To build his motorcycles, Arinaitwe uses scrap pieces such as spoons, bearings, wires, necklaces, rings, tins and plumbing fixtures.
By Fred Mubanda
To Nicholas Arinaitwe, a creative person is motivated by the desire to not beat others, but instead to achieve.
He also believes that every child is an artist and the only problem is remaining one when they grow up.
The talented 30-year-old took the plunge into the art business seven years ago. Today, his workshop is at his home in Bunamwaya-Ngobe, Wakiso district, where he designs and moulds sculputres.
The fourth-born of seven children, Arinaitwe, after his 'A' Level studies, attended Michelangelo College of Creative Arts at Kisubi, off Entebbe Road, for a diploma course in industrial art.
That was from 2008 to 2010.
He performed so well that he earned a government sponsorship to Kyambogo University for a degree in industrial art.
Arinaitwe harbours admirable creativity
Arinaitwe says he is a naturally-gifted artist, who is passionate about motorcycles.
“When I was still young I used to make wire car push toys and others, but my father disliked it and used to punish me for that. He wanted me to concentrate on reading books."
Yet today, Arinaitwe's father is proud that art has enabled him to upgrade his studies at Kyambogo - on top of making new friends.
“My father punished me not because he did not love me, but because he thought I was wasting time doing art that would supposedly not benefit my future, says Arinaitwe, who was born in Kasese district.
Drawing from his own experience, he encourages parents to give their children a chance at developing their innate skills so as to nurture creativity.
Some of Arinaitwe's work
How he does it
To create his miniature motorcycles, Arinaitwe uses scrap pieces such as spoons, bearings, wires, necklaces, rings, tins and plumbing fixtures.
The scrap materials collected include copper, steel, lead and aluminum items. “I buy them from scrap dealers or sellers for sh1,000 per kilogramme depending on the type of metal."
To begin with, he re-arranges and assembles each piece of metal to make the work precise. Measurements follow.
After, he welds the metals together to eventually bring the motorcycle to completion. But this requires a lot of expertise - which Arinaitwe has.
Depending on the product size, Arinaitwe can design one or two pieces on average per day.

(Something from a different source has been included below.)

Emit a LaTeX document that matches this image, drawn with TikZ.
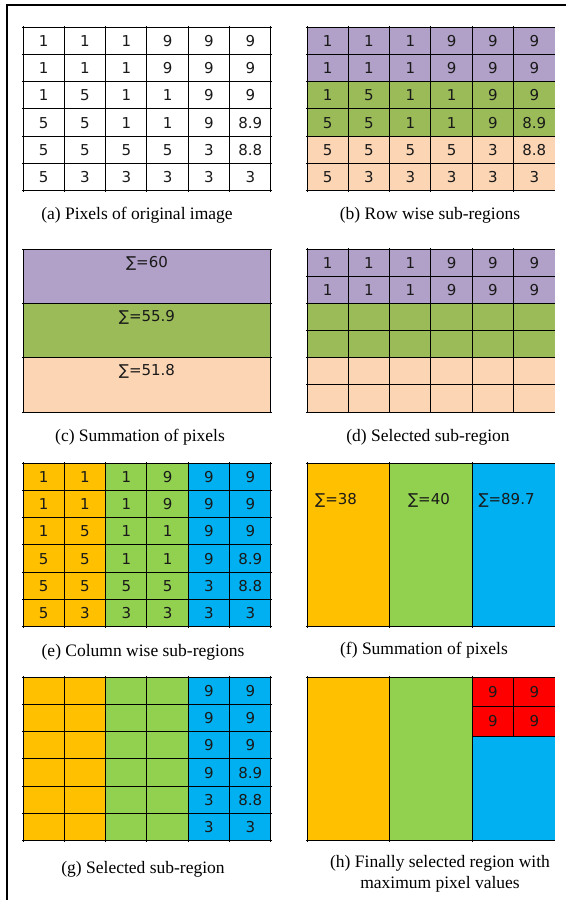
\documentclass[tikz,border=0pt]{standalone}
\usepackage{fontspec}
\setmainfont{Liberation Serif}
\newfontfamily\cellfont{DejaVu Sans}
\definecolor{rowpurple}{HTML}{B1A0C7}
\definecolor{rowgreen}{HTML}{9BBB59}
\definecolor{rowpeach}{HTML}{FCD5B4}
\definecolor{colorange}{HTML}{FFC000}
\definecolor{colgreen}{HTML}{92D050}
\definecolor{colblue}{HTML}{00B0F0}
\definecolor{maxred}{HTML}{FF0000}
\def\cw{41.33}
\def\rh{27.33}
\def\rhb{27.17}
\def\pixrows{{1,1,1,9,9,9},{1,1,1,9,9,9},{1,5,1,1,9,9},{5,5,1,1,9,8.9},{5,5,5,5,3,8.8},{5,3,3,3,3,3}}
\tikzset{
  gridline/.style={line width=1pt, black},
  cell/.style={inner sep=0pt, font=\cellfont\fontsize{15}{18}\selectfont, text=black!90},
  sumlabel/.style={inner sep=0pt, font=\cellfont\fontsize{15}{18}\selectfont, text=black!90},
  subcap/.style={inner sep=0pt, font=\fontsize{17.5}{21}\selectfont, align=center},
}
\begin{document}
\begin{tikzpicture}[x=1pt,y=-1pt]
  \useasboundingbox (0,0) rectangle (566,900);
  \draw[line width=1.8pt] (7,900) -- (7,5) -- (566,5);
  % (a) original pixels
  \begin{scope}[shift={(23,27)}]
    \foreach \i in {0,...,6} \draw[gridline] (\i*\cw,-1) -- (\i*\cw,6*\rh+1);
    \foreach \j in {0,...,6} \draw[gridline] (-1,\j*\rh) -- (6*\cw+1,\j*\rh);
    \foreach \row [count=\r] in \pixrows
      \foreach \v [count=\c] in \row
        \node[cell] (a-\r-\c) at ({(\c-0.5)*\cw},{(\r-0.5)*\rh}) {\v};
  \end{scope}
  % (b) row wise sub-regions
  \begin{scope}[shift={(307,27)}]
    \fill[rowpurple] (0,0) rectangle (6*\cw,2*\rh);
    \fill[rowgreen] (0,2*\rh) rectangle (6*\cw,4*\rh);
    \fill[rowpeach] (0,4*\rh) rectangle (6*\cw,6*\rh);
    \foreach \i in {0,...,5} \draw[gridline] (\i*\cw,-1) -- (\i*\cw,6*\rh+1);
    \foreach \j in {0,...,6} \draw[gridline] (-1,\j*\rh) -- (6*\cw,\j*\rh);
    \foreach \row [count=\r] in \pixrows
      \foreach \v [count=\c] in \row
        \node[cell] (b-\r-\c) at ({(\c-0.5)*\cw},{(\r-0.5)*\rh}) {\v};
  \end{scope}
  % (c) row sums
  \begin{scope}[shift={(23,249)}]
    \fill[rowpurple] (0,0) rectangle (6*\cw,2*\rhb);
    \fill[rowgreen] (0,2*\rhb) rectangle (6*\cw,4*\rhb);
    \fill[rowpeach] (0,4*\rhb) rectangle (6*\cw,6*\rhb);
    \foreach \j in {0,2,4,6} \draw[gridline] (-1,\j*\rhb) -- (6*\cw+1,\j*\rhb);
    \foreach \i in {0,6} \draw[gridline] (\i*\cw,0) -- (\i*\cw,6*\rhb);
    \node[sumlabel] (c-1) at (3*\cw,14) {∑=60};
    \node[sumlabel] (c-2) at (3*\cw,2*\rhb+14) {∑=55.9};
    \node[sumlabel] (c-3) at (3*\cw,4*\rhb+14) {∑=51.8};
  \end{scope}
  % (d) selected row region
  \begin{scope}[shift={(307,249)}]
    \fill[rowpurple] (0,0) rectangle (6*\cw,2*\rhb);
    \fill[rowgreen] (0,2*\rhb) rectangle (6*\cw,4*\rhb);
    \fill[rowpeach] (0,4*\rhb) rectangle (6*\cw,6*\rhb);
    \foreach \i in {0,...,5} \draw[gridline] (\i*\cw,-1) -- (\i*\cw,6*\rhb+1);
    \foreach \j in {0,...,6} \draw[gridline] (-1,\j*\rhb) -- (6*\cw,\j*\rhb);
    \foreach \row [count=\r] in \pixrows
      \foreach \v [count=\c] in \row
        {\ifnum\r<3 \node[cell] (d-\r-\c) at ({(\c-0.5)*\cw},{(\r-0.5)*\rhb}) {\v};\fi}
  \end{scope}
  % (e) column wise sub-regions
  \begin{scope}[shift={(23,463)}]
    \fill[colorange] (0,0) rectangle (2*\cw,6*\rh);
    \fill[colgreen] (2*\cw,0) rectangle (4*\cw,6*\rh);
    \fill[colblue] (4*\cw,0) rectangle (6*\cw,6*\rh);
    \foreach \i in {0,...,6} \draw[gridline] (\i*\cw,-1) -- (\i*\cw,6*\rh+1);
    \foreach \j in {0,...,6} \draw[gridline] (-1,\j*\rh) -- (6*\cw+1,\j*\rh);
    \foreach \row [count=\r] in \pixrows
      \foreach \v [count=\c] in \row
        \node[cell] (e-\r-\c) at ({(\c-0.5)*\cw},{(\r-0.5)*\rh}) {\v};
  \end{scope}
  % (f) column sums
  \begin{scope}[shift={(307,463)}]
    \fill[colorange] (0,0) rectangle (2*\cw,6*\rh);
    \fill[colgreen] (2*\cw,0) rectangle (4*\cw,6*\rh);
    \fill[colblue] (4*\cw,0) rectangle (6*\cw,6*\rh);
    \foreach \i in {0,2,4} \draw[gridline] (\i*\cw,-1) -- (\i*\cw,6*\rh+1);
    \foreach \j in {0,6} \draw[gridline] (-1,\j*\rh) -- (6*\cw,\j*\rh);
    \node[sumlabel, anchor=west] (f-1) at (8,37) {∑=38};
    \node[sumlabel] (f-2) at (3*\cw-2,37) {∑=40};
    \node[sumlabel, anchor=west] (f-3) at (4*\cw+6,37) {∑=89.7};
  \end{scope}
  % (g) selected column region
  \begin{scope}[shift={(23,677)}]
    \fill[colorange] (0,0) rectangle (2*\cw,6*\rh);
    \fill[colgreen] (2*\cw,0) rectangle (4*\cw,6*\rh);
    \fill[colblue] (4*\cw,0) rectangle (6*\cw,6*\rh);
    \foreach \i in {0,...,6} \draw[gridline] (\i*\cw,-1) -- (\i*\cw,6*\rh+1);
    \foreach \j in {0,...,6} \draw[gridline] (-1,\j*\rh) -- (6*\cw+1,\j*\rh);
    \foreach \row [count=\r] in \pixrows
      \foreach \v [count=\c] in \row
        {\ifnum\c>4 \node[cell] (g-\r-\c) at ({(\c-0.5)*\cw},{(\r-0.5)*\rh}) {\v};\fi}
  \end{scope}
  % (h) final region
  \begin{scope}[shift={(307,677)}]
    \fill[colorange] (0,0) rectangle (2*\cw,6*\rh);
    \fill[colgreen] (2*\cw,0) rectangle (4*\cw,6*\rh);
    \fill[colblue] (4*\cw,0) rectangle (6*\cw,6*\rh);
    \fill[maxred] (4*\cw,0) rectangle (6*\cw,59);
    \foreach \i in {0,2,4} \draw[gridline] (\i*\cw,-1) -- (\i*\cw,6*\rh+1);
    \draw[gridline] (5*\cw,0) -- (5*\cw,59);
    \foreach \j in {0,6} \draw[gridline] (-1,\j*\rh) -- (6*\cw,\j*\rh);
    \foreach \j in {29.5,59} \draw[gridline] (4*\cw,\j) -- (6*\cw,\j);
    \foreach \r in {1,2}
      \foreach \c in {5,6}
        \node[cell] (h-\r-\c) at ({(\c-0.5)*\cw},{(\r-0.5)*29.5}) {9};
  \end{scope}
  % captions
  \node[subcap] (capa) at (137,215) {(a) Pixels of original image};
  \node[subcap] (capb) at (430,215) {(b) Row wise sub-regions};
  \node[subcap] (capc) at (140,437) {(c) Summation of pixels};
  \node[subcap] (capd) at (428,437) {(d) Selected sub-region};
  \node[subcap] (cape) at (143,652) {(e) Column wise sub-regions};
  \node[subcap] (capf) at (424,650) {(f) Summation of pixels};
  \node[subcap] (capg) at (143,869) {(g) Selected sub-region};
  \node[subcap] (caph) at (440,874) {(h) Finally selected region with\\maximum pixel values};
\end{tikzpicture}
\end{document}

He then sprays his creations with raisin colour paint.
Arinaitwe busy at work at his home in Bunamwaya
According to him, the market for his products is good, although he has just started supplying them.

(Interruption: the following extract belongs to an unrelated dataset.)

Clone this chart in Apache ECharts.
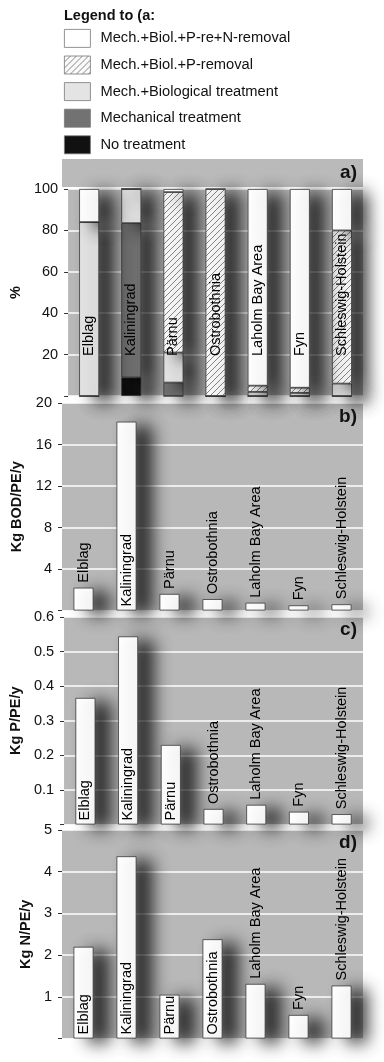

Arinaitwe produces decorative and toy motorcycles for both low and high income earners and promotes them through individual customers, galleries and exhibitions.
The prices can be negotiable.
Prices range from sh150,000 to sh200,000 for small motorcycle, a medium one starts from sh450,000 to sh800,000 while the big ones for for sh1m.

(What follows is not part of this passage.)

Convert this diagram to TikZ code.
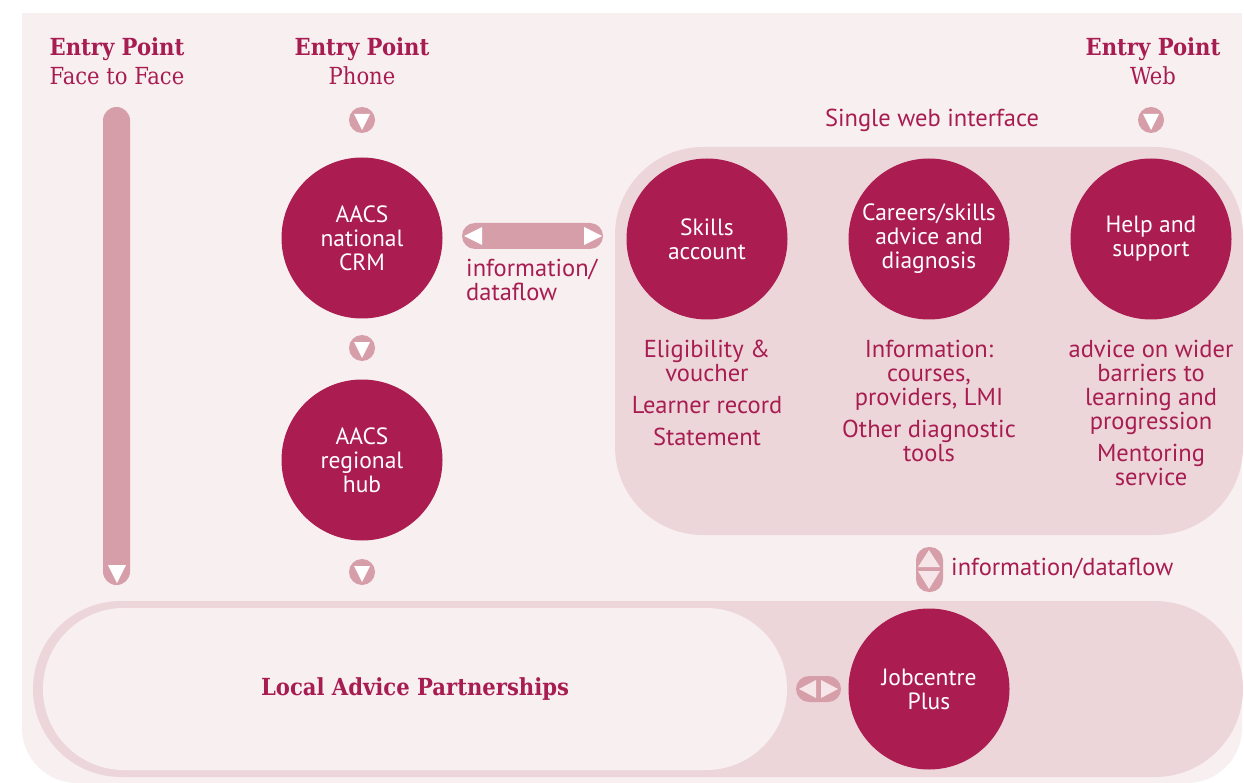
\documentclass[tikz,border=0pt]{standalone}
\usepackage{fontspec}
\setmainfont{PT Sans}
\newfontfamily\slab{DejaVu Serif Condensed}
\definecolor{bgpink}{HTML}{F8EFF1}
\definecolor{regpink}{HTML}{EDD6DA}
\definecolor{arrpink}{HTML}{D69EA8}
\definecolor{darkmag}{HTML}{AB1C50}
\definecolor{txtmag}{HTML}{A81D51}
\definecolor{trilight}{HTML}{F6E6EA}
\tikzset{
  bigc/.style={circle, fill=darkmag, minimum size=161pt, inner sep=0pt, text=white, align=center, font=\fontsize{23.5}{24}\selectfont},
  arrc/.style={circle, fill=arrpink, minimum size=26pt, inner sep=0pt},
  lbl/.style={text=txtmag, align=center, font=\fontsize{24.5}{24}\selectfont, inner sep=0pt},
  head/.style={text=txtmag, align=center, inner sep=0pt, font=\slab\fontsize{23.5}{29}\selectfont},
  dtri/.pic={\fill[white] (-8,-6) -- (8,-6) -- (0,10) -- cycle;}
}
\begin{document}
\begin{tikzpicture}[x=1pt,y=-1pt]
\useasboundingbox (0,0) rectangle (1244,783);
\fill[white] (0,0) rectangle (1244,783);
% background
\fill[bgpink] (22,13) rectangle (1242,700);
\fill[bgpink, rounded corners=55pt] (22,560) rectangle (1242,783);
% web region
\fill[regpink, rounded corners=88pt] (615,147) rectangle (1243,535);
% bottom band
\fill[regpink, rounded corners=88pt] (33,601) rectangle (1243,777);
\fill[bgpink, rounded corners=81pt] (43,608) rectangle (787,770);

% headings
\node[head] (h1) at (117,61) {\textbf{Entry Point}\\Face to Face};
\node[head] (h2) at (362,61) {\textbf{Entry Point}\\Phone};
\node[head] (h3) at (1153,61) {\textbf{Entry Point}\\Web};

% face to face bar
\fill[arrpink, rounded corners=13.5pt] (103,107) rectangle (130,585);
\fill[white] (108,565) -- (126,565) -- (117,583) -- cycle;

% phone column
\node[arrc] (a1) at (362,120) {};
\pic at (a1) {dtri};
\node[bigc] (crm) at (362,238) {AACS\\national\\CRM};
\node[arrc] (a2) at (362,348) {};
\pic at (a2) {dtri};
\node[bigc] (hub) at (362,460) {AACS\\regional\\hub};
\node[arrc] (a3) at (362,572) {};
\pic at (a3) {dtri};

% horizontal dataflow arrow
\fill[arrpink, rounded corners=13pt] (462,223) rectangle (603,249);
\fill[white] (464,236) -- (482,227) -- (482,245) -- cycle;
\fill[white] (602,236) -- (584,227) -- (584,245) -- cycle;
\node[lbl, align=left, anchor=north west] (df1) at (466,259) {information/\\dataflow};

% web column
\node[lbl] (swi) at (932,120) {Single web interface};
\node[arrc] (a4) at (1151,120) {};
\pic at (a4) {dtri};
\node[bigc] (skills) at (707,239) {Skills\\account};
\node[bigc] (careers) at (929,239) {Careers/skills\\advice and\\diagnosis};
\node[bigc] (help) at (1151,239) {Help and\\support};

\node[lbl, anchor=north] (t1) at (707,340) {Eligibility \&\\voucher\\[8pt]Learner record\\[8pt]Statement};
\node[lbl, anchor=north] (t2) at (929,340) {Information:\\courses,\\providers, LMI\\[8pt]Other diagnostic\\tools};
\node[lbl, anchor=north] (t3) at (1151,340) {advice on wider\\barriers to\\learning and\\progression\\[8pt]Mentoring\\service};

% vertical dataflow arrow
\fill[arrpink, rounded corners=13pt] (916,547) rectangle (943,592);
\fill[trilight] (929,550) -- (940,567) -- (918,567) -- cycle;
\fill[trilight] (929,589) -- (940,571) -- (918,571) -- cycle;
\node[lbl, anchor=west] (df2) at (951,568) {information/dataflow};

% bottom
\node[head, font=\slab\bfseries\fontsize{23.5}{26}\selectfont] (lap) at (415,689) {Local Advice Partnerships};
\fill[arrpink, rounded corners=13pt] (796,676) rectangle (841,702);
\fill[trilight] (799,689) -- (816,680) -- (816,698) -- cycle;
\fill[trilight] (838,689) -- (821,680) -- (821,698) -- cycle;
\node[bigc] (jcp) at (929,689) {Jobcentre\\Plus};
\end{tikzpicture}
\end{document}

“I also sell them in US dollars."
The fruits of his labour
Arinaitwe's work has enabled him to buy land in Wakiso on Hoima road. “Through this project, I have also got new friends and expanded my skills set. I can look after my family too."
He adds: “I also get contracts and hired by clients to design for them sculptures in their public or private places.”
Arinaitwe says the appreciation of art by Africans is still low and therefore he advises artists to be patient and gain better knowledge of the business.
“In the art business, clients are seasonal. It is not a must that you will always get them. So it is better that you pursue other income-generating engagements to earn an extra buck as well as keep your mind active.
The work of Arinaitwe's hands
Arinaitwe wants to design more unique innovation products in the future.
He also hopes to go back for studies to upgrade from a Bachelor's degree in Industrial Art and Design to a Masters.
“This will enable me to lecture not to earn money but to share my knowledge with the young artists so that they benefit in the world of art,” he says.
He also wishes the Government to create a standard market for art products both locally and beyond, and to also make it as a policy to fundraise for their projects. This, he says, could solve the problem of youth unemployment.
The miniature motorcycles Arinaitwe makes can be used as toys and also for decoration in offices, homes and other places.
He says they must be kept in a clean and dry place to prevent them getting rusty.